I can't help it, it's not that funny but I'd better just get this thought out of the way before I start because I hear the word Willoughby and am instantly reminded of a lovely Australian secretary, Joanie, who worked in the clinic with us years ago. She was utterly hilarious, completely anarchic and brought a real touch of something subversively bold and different to a little working medical community here in Devon. We were her very own whingeing poms and she let us know it but she lived in a road called Willowby Park which she had renamed Wallaby Park to remind her of home. I can't hear the word without remembering Joanie wherever she is now.
But back to The Wolves of Wallaby Willoughby Chase by Joan Aiken and a book I most definitely remember reading as a child and I think as part of one of those library reading contests that were supposed to last through the entire six weeks of the summer holidays. I being eager-beaver little dovegreyreader had usually whistled through it in a couple and I must have been a complete and utter pain dashing back into the library on a daily basis to harangue a librarian into asking me the questions on my books, get my card stamped and dash off with the next lot. I used to take these things very seriously.
Orphaned Sylvia must leave her beloved but ailing and impoverished guardian Aunt Jane in London and go and live with her wealthy cousin, only child Bonnie, at Willougby Chase, it's all agreed. Bonnie's parents are off on a long trip abroad and Bonnie needs a companion, there will be servants and unaccustomed luxury and comfort for Sylvia, possets and pipkins of nourishing soup, lemon-mint baths, all-enveloping fur capes and a governess has been engaged for the duration.
I knew exactly where I was from the very first sentence of the book,
'It was dusk - winter dusk. Snow lay white and shining over the pleated hills, and icicles hung from the forest trees. Snow lay piled on the dark road across Wallaby Willoughby Wold, but from dawn men had been clearing it with brooms and shovels. There were hundreds of them at work, wrapped in sacking because of the bitter cold, and keeping together in groups for fear of the wolves, grown savage and reckless from hunger'.

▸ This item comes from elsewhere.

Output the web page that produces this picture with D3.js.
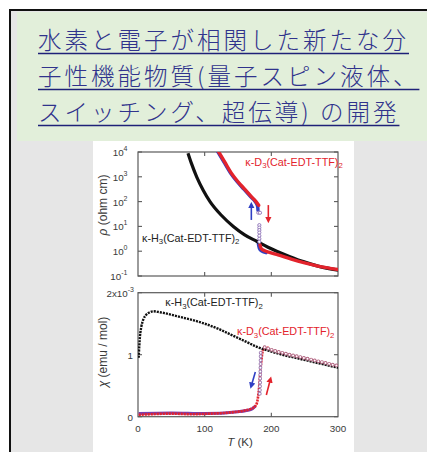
<!DOCTYPE html>
<html><head><meta charset="utf-8">
<script src="https://cdn.jsdelivr.net/npm/d3@7"></script>
<style>body{margin:0;background:#fff}svg{display:block}</style>
</head><body><svg id="c" width="427" height="452"></svg>
<script>
// ---------- data ----------
const titleLines = ["水素と電子が相関した新たな分", "子性機能物質(量子スピン液体、", "スイッチング、超伝導) の開発"];
const tTicks = [0, 100, 200, 300];
const rhoExpTicks = [-1, 0, 1, 2, 3, 4];
const chiTicks = [0, 1, 2];
// top panel: [T (K), log10 rho (ohm cm)]
const rhoH3 = [[75,3.95],[80,3.55],[88,3.0],[98,2.45],[108,2.0],[125,1.45],[143,1.0],[160,0.66],[178,0.40],[195,0.16],[208,0.0],[228,-0.22],[248,-0.42],[270,-0.6],[300,-0.76]];
const rhoD3warmUpper = [[120,4.05],[130,3.6],[140,3.15],[150,2.8],[160,2.5],[170,2.2],[177,2.0],[181,1.85]];
const rhoD3coolUpper = [[118.8,4.05],[128.8,3.6],[138.8,3.15],[148.8,2.8],[158.8,2.5],[168.8,2.2],[175.8,2.0],[179.5,1.8],[180,1.65]];
const rhoD3warmLower = [[183,0.25],[185,0.1],[190,0.02],[196,-0.04],[210,-0.15],[230,-0.32],[250,-0.47],[270,-0.6],[300,-0.74]];
const rhoD3coolLower = [[180.5,0.3],[182,0.12],[186,0.0],[192,-0.06]];
const rhoD3trans = [[180.5,1.55],[183,1.55],[182,1.05],[182,0.95],[182,0.85],[182,0.75],[182,0.62],[182,0.5],[182,0.38]];
// bottom panel: [T (K), chi (1e-3 emu/mol)]
const chiH3 = [[1,0.95],[2,1.15],[3,1.3],[5,1.45],[8,1.57],[12,1.64],[17,1.68],[23,1.70],[30,1.69],[40,1.67],[55,1.63],[70,1.59],[85,1.55],[100,1.50],[120,1.42],[140,1.32],[160,1.22],[180,1.12],[200,1.05],[220,0.99],[240,0.94],[260,0.89],[280,0.84],[300,0.79]];
const chiD3warm = [[1,0.03],[20,0.04],[50,0.05],[80,0.04],[110,0.05],[140,0.07],[160,0.1],[170,0.13],[176,0.17],[179,0.25],[181,0.4],[183,0.65],[185,0.9],[187,1.06],[189,1.11],[196,1.11]];
const chiD3cool = [[1,0.05],[50,0.06],[100,0.05],[150,0.08],[170,0.12],[176,0.17]];
const chiD3upper = [[190,1.12],[200,1.08],[220,1.02],[240,0.97],[260,0.92],[280,0.87],[300,0.82]];
const chiD3trans = [[184,1.03],[183.5,0.7],[182.5,0.32]];
// arrows [T0, v0, T1, v1]
const rhoArrows = [{c:"blue", p:[170,1.26,170,1.86]}, {c:"red", p:[195.5,1.86,195.5,1.26]}];
const chiArrows = [{c:"blue", p:[176,0.72,170,0.5]}, {c:"red", p:[192.5,0.35,198.5,0.6]}];

// ---------- drawing ----------
const svg = d3.select("#c");
const RED = "#e3232c", BLUE = "#2f3fc4", BLK = "#111", MAUVE = "#b0607e";

// page frame
svg.append("rect").attr("x",0).attr("y",0).attr("width",427).attr("height",452).attr("fill","#fff");
svg.append("rect").attr("x",11).attr("y",11).attr("width",420).attr("height",450).attr("fill","#e6e6e6");
svg.append("rect").attr("x",17).attr("y",12).attr("width",415).attr("height",129).attr("fill","#e2efda");
svg.append("rect").attr("x",10).attr("y",10).attr("width",430).attr("height",460).attr("fill","none").attr("stroke","#111").attr("stroke-width",2);
svg.append("rect").attr("x",93).attr("y",141).attr("width",261).attr("height",320).attr("fill","#fff");

// title
const tg = svg.append("g");
titleLines.forEach((s,i)=>{
  const y = 49 + i*36;
  const t = tg.append("text").attr("x",38).attr("y",y).text(s)
    .attr("font-family","'Noto Sans CJK JP'").attr("font-weight",300).attr("font-size",23.5).attr("letter-spacing","3px")
    .attr("fill","#30338c");
  let w = t.node().getComputedTextLength();
  tg.append("line").attr("x1",38).attr("x2",38+w).attr("y1",y+4.5).attr("y2",y+4.5)
    .attr("stroke","#1f2178").attr("stroke-width",1.4);
});

const x = d3.scaleLinear().domain([0,300]).range([138,338]);
const yR = d3.scaleLinear().domain([-1,4]).range([276,152]);
const yC = d3.scaleLinear().domain([0,2]).range([416.7,292.7]);
const FONT = "'Liberation Sans', Arial, sans-serif";
const AX = "#5a5a5a";

function frame(y0,y1){
  svg.append("rect").attr("x",x(0)).attr("y",y0).attr("width",x(300)-x(0)).attr("height",y1-y0)
   .attr("fill","none").attr("stroke",AX).attr("stroke-width",1.2);
}
function axes(y, ticks, y0, y1){
  const g = svg.append("g").attr("stroke",AX).attr("stroke-width",1.1);
  ticks.forEach(v=>{
    g.append("line").attr("x1",x(0)).attr("x2",x(0)+4).attr("y1",y(v)).attr("y2",y(v));
    g.append("line").attr("x1",x(300)).attr("x2",x(300)-4).attr("y1",y(v)).attr("y2",y(v));
  });
  [100,200].forEach(v=>{
    g.append("line").attr("x1",x(v)).attr("x2",x(v)).attr("y1",y0).attr("y2",y0+4);
    g.append("line").attr("x1",x(v)).attr("x2",x(v)).attr("y1",y1).attr("y2",y1-4);
  });
}
frame(152,276); axes(yR, rhoExpTicks, 152, 276);
frame(292.7,416.7); axes(yC, chiTicks, 292.7, 416.7);

// tick labels
const lab = svg.append("g").attr("font-family",FONT).attr("fill","#3a3a3a");
rhoExpTicks.forEach(e=>{
  const t = lab.append("text").attr("x",127.5).attr("y",yR(e)+4).attr("text-anchor","end").attr("font-size",9.8);
  t.append("tspan").text("10");
  t.append("tspan").attr("dy",-5).attr("font-size",7).text(e);
});
chiTicks.forEach(v=>{
  const t = lab.append("text").attr("x",133).attr("y",yC(v)+4).attr("text-anchor","end").attr("font-size",9.8);
  if(v===2){ t.append("tspan").text("2x10"); t.append("tspan").attr("dy",-5).attr("font-size",7).text("-3"); t.attr("x",134); }
  else t.text(v);
});
tTicks.forEach(v=>{
  lab.append("text").attr("x",x(v)).attr("y",432).attr("text-anchor","middle").attr("font-size",9.8).text(v);
});
// axis titles
const xt = lab.append("text").attr("x",240).attr("y",446).attr("text-anchor","middle").attr("font-size",11.5);
xt.append("tspan").attr("font-style","italic").text("T");
xt.append("tspan").text(" (K)");
const yt1 = lab.append("text").attr("transform","translate(107,"+205+") rotate(-90)").attr("text-anchor","middle").attr("font-size",12);
yt1.append("tspan").attr("font-style","italic").text("ρ");
yt1.append("tspan").text("  (ohm cm)");
const yt2 = lab.append("text").attr("transform","translate(107,"+352+") rotate(-90)").attr("text-anchor","middle").attr("font-size",12);
yt2.append("tspan").attr("font-style","italic").text("χ");
yt2.append("tspan").text("  (emu / mol)");

// clip
svg.append("clipPath").attr("id","cpTop").append("rect").attr("x",x(0)).attr("y",152).attr("width",200).attr("height",124);
const gTop = svg.append("g").attr("clip-path","url(#cpTop)");
const lineR = d3.line().x(d=>x(d[0])).y(d=>yR(d[1])).curve(d3.curveMonotoneX);
const lineC = d3.line().x(d=>x(d[0])).y(d=>yC(d[1])).curve(d3.curveMonotoneX);
const lineClin = d3.line().x(d=>x(d[0])).y(d=>yC(d[1])).curve(d3.curveCatmullRom);

gTop.append("path").attr("d",lineR(rhoD3coolUpper)).attr("fill","none").attr("stroke",BLUE).attr("stroke-width",3.4).attr("stroke-linecap","round");
gTop.append("path").attr("d",lineR(rhoD3coolLower)).attr("fill","none").attr("stroke",BLUE).attr("stroke-width",3.4).attr("stroke-linecap","round");
gTop.append("path").attr("d",lineR(rhoH3)).attr("fill","none").attr("stroke",BLK).attr("stroke-width",3.2);
gTop.append("path").attr("d",lineR(rhoD3warmUpper)).attr("fill","none").attr("stroke",RED).attr("stroke-width",3.4).attr("stroke-linecap","round");
gTop.append("path").attr("d",lineR(rhoD3warmLower)).attr("fill","none").attr("stroke",RED).attr("stroke-width",3.4).attr("stroke-linecap","round");
gTop.selectAll("circle.tr").data(rhoD3trans).join("circle").attr("cx",d=>x(d[0])).attr("cy",d=>yR(d[1])).attr("r",1.6)
  .attr("fill","#fff").attr("stroke","#8b6fb5").attr("stroke-width",0.9);

// bottom panel
svg.append("clipPath").attr("id","cpBot").append("rect").attr("x",x(0)).attr("y",292.7).attr("width",200).attr("height",124);
const gBot = svg.append("g").attr("clip-path","url(#cpBot)");
gBot.append("path").attr("d",lineC(chiD3cool)).attr("fill","none").attr("stroke","#7a3fae").attr("stroke-width",3);
gBot.append("path").attr("d",lineC(chiD3warm)).attr("fill","none").attr("stroke",RED).attr("stroke-width",2.6).attr("stroke-dasharray","2.2 0.8");
function rings(g, data, gen, col){
  g.append("path").attr("d",gen(data)).attr("fill","none").attr("stroke",col).attr("stroke-width",3.8)
    .attr("stroke-linecap","round").attr("stroke-dasharray","0 3.7");
  g.append("path").attr("d",gen(data)).attr("fill","none").attr("stroke","#fff").attr("stroke-width",2.0)
    .attr("stroke-linecap","round").attr("stroke-dasharray","0 3.7");
}
gBot.append("path").attr("d",lineC(chiH3)).attr("fill","none").attr("stroke",BLK).attr("stroke-width",2.4).attr("stroke-dasharray","2.1 1");
rings(gBot, chiD3upper, lineC, MAUVE);
rings(gBot, chiD3trans, lineClin, "#9a78b0");

// arrows
const defs = svg.append("defs");
[["red",RED],["blue",BLUE]].forEach(([n,c])=>{
  defs.append("marker").attr("id","ah-"+n).attr("viewBox","0 0 10 10").attr("refX",5).attr("refY",5)
    .attr("markerWidth",4).attr("markerHeight",5).attr("orient","auto")
    .append("path").attr("d","M0,0 L10,5 L0,10 z").attr("fill",c);
});
function arrow(a, y){
  const col = a.c==="red"?RED:BLUE;
  svg.append("line").attr("x1",x(a.p[0])).attr("y1",y(a.p[1])).attr("x2",x(a.p[2])).attr("y2",y(a.p[3]))
    .attr("stroke",col).attr("stroke-width",1.6).attr("marker-end","url(#ah-"+a.c+")");
}
rhoArrows.forEach(a=>arrow(a,yR));
chiArrows.forEach(a=>arrow(a,yC));

// series labels
function kLabel(xp, yp, iso, col){
  const t = svg.append("text").attr("x",xp).attr("y",yp).attr("font-family",FONT).attr("font-size",10.8).attr("fill",col);
  t.append("tspan").text("κ-"+iso);
  t.append("tspan").attr("dy",2.5).attr("font-size",7.8).text("3");
  t.append("tspan").attr("dy",-2.5).text("(Cat-EDT-TTF)");
  t.append("tspan").attr("dy",2.5).attr("font-size",7.8).text("2");
}
kLabel(x(161), yR(3.44), "D", RED);
kLabel(x(6), yR(0.39), "H", "#222");
kLabel(x(41), yC(1.78), "H", "#222");
kLabel(x(148.5), yC(1.31), "D", RED);
</script></body></html>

Because this is Joan Aiken's England in 1832, there is a channel tunnel from Dover to Calais (that seemed just as amazing as the wolves in the early 1960s when I read this) and a great many wolves have migrated from Russia to Europe through the tunnel and are now an everyday threat in the English countryside. Trains rush into stations at full pelt and screech to a halt to confuse the wolves waiting for a quick human snack when the passengers alight, wolves readily crash in through train windows and doubtless none of this would have astonished my childhood imagination quite as much as it did my adult one.
It's also perhaps a lesser known fact that really I wanted to be an ice skater not a nurse, and so I know for a fact I would have been completely impressed with Sir Willoughby who, lovely Papa that he was, in readiness for the fact that Bonnie will immediately want to take her friend skating on the frozen rivers, has ordered six pairs of white kid skating boots, all different sizes.

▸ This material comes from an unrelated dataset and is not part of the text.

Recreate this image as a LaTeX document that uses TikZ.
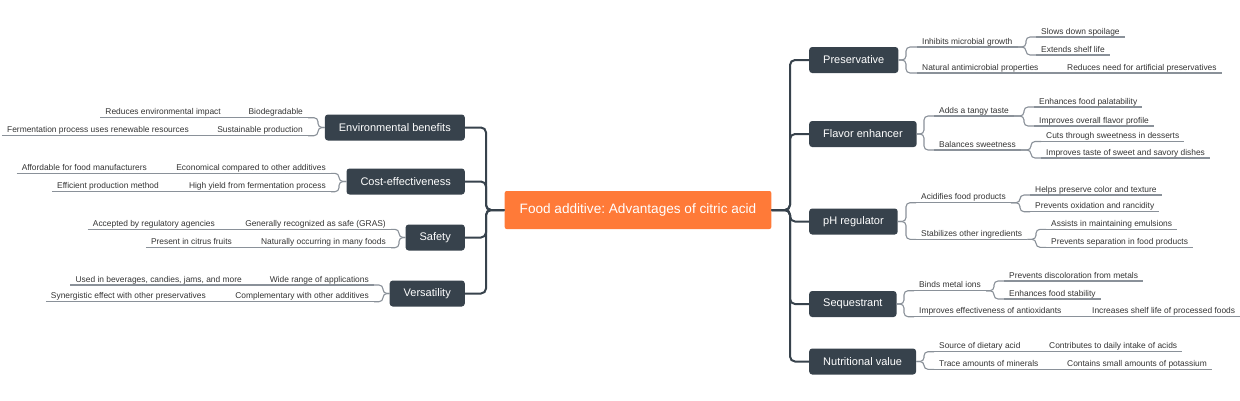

Six pairs, imagine that and at this point I'd probably have drifted off into my Sonja Henie - Noel Streatfeild - White Boots reverie because on many occasions I was Sonja of course, or failing that I'd settle for being Doreen Denny.
I was equally perturbed this time round when Sylvia's strange carriage companion on her long overnight journey alone to Willoughby Chase suddenly produces a shotgun and takes out rabbits from the train window for some target practice.To say nothing of the moment the wolf leapt in, is summarily dispatched (stabbed with glass from the broken window) and Sylvia and the strange man crawl along on the outside of the train carriage to the next compartment rather than sit paddling around in wolfish remains.
Heavens to betsy what's going on here, and we moan about Great Western. I certainly don't remember this book coming with any " Do not try this at home" caveats but it probably would now, nor was I disturbed by any of it.
No good can come from anyone called Miss Slighcarp, least of all if she's a governess and I remember loving all the subterfuge and especially the fact that these two girls, Bonnie and Sylvia hit it off right from the start. There was none of the usual social class division between the two of them as they pool resources to outwit the dastardly plan to strip Bonnie of her inheritance.
I've been dipping into Marcus Crouch's book The Nesbit Tradition : The Children's Novel 1945-1970 for my sins, just out of interest and to see what the received opinion is on some of these writers now being closely analysed, and I was quite surprised to read this written about about Joan Aiken in 1972,
'Gratitude for Joan Aiken's high spirits and the gusto of her story-telling may make the reader value her rather beyond her worth. These are precious qualities, but they are not enough. What Miss Aiken lacks most grievously is self-discipline. Her stories gallop recklessly in all directions at once with never a touch of rein from the author. Grand yarns, they are too casual, even perhaps too full of self-mockery to be taken entirely seriously."
Not by the nine-year old dovegreyreader they weren't, I loved this one and I have just loved it all over again.